A Doughty Street gig

A couple of weeks ago I was involved in a Doughty Street evening event about strategic litigation. I didn’t know what this was but Kids for Law have helpfully produced three short films explaining it; using the law as a tool for social justice. I was asked to speak about the legacy of #JusticeforLB.

‘Ooh er’, I thought. ‘Legacy?’

The (attempted non) publication of the Leder review weeks earlier came to mind. How committed journalists worked to make a ‘buried’ report newsworthy. How editors were willing to take a punt on the unseen report. The passion and dedication demonstrated on that dark day.

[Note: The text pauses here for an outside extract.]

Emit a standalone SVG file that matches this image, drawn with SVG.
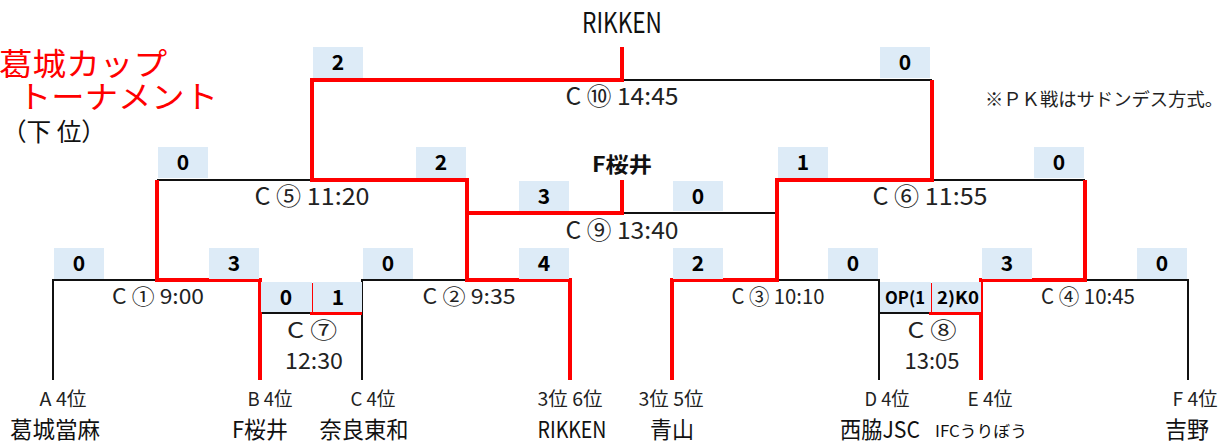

This is an example of the legacy of the extraordinary efforts of families and allies to make the premature deaths of their daughters, sons, sisters, brothers, aunties, uncles, parents known and cared about. These issues have become more prominent, connections have been made, networks developed and countless people have stepped up to collaborate and be counted.

Another example is the truly wondrous pop up #CaminoLB walks that took place across the UK when we were walking the #JusticeforLB bus to Santiago. I can’t describe how moving it was to facetime brilliantly cheerful groups of people, many of whom had never met before, from the Camino. London, Cheshire, Kent, Devon, Birmingham…

Legacy is an important strand of social action I learned during the evening. Or steps made can wither away. I suppose, like the quilt, it’s now about looking beyond the headline patches. We can’t bottle the magic of #JusticeforLB but we can certainly start to think a bit more about the in-between bits. How it worked and why.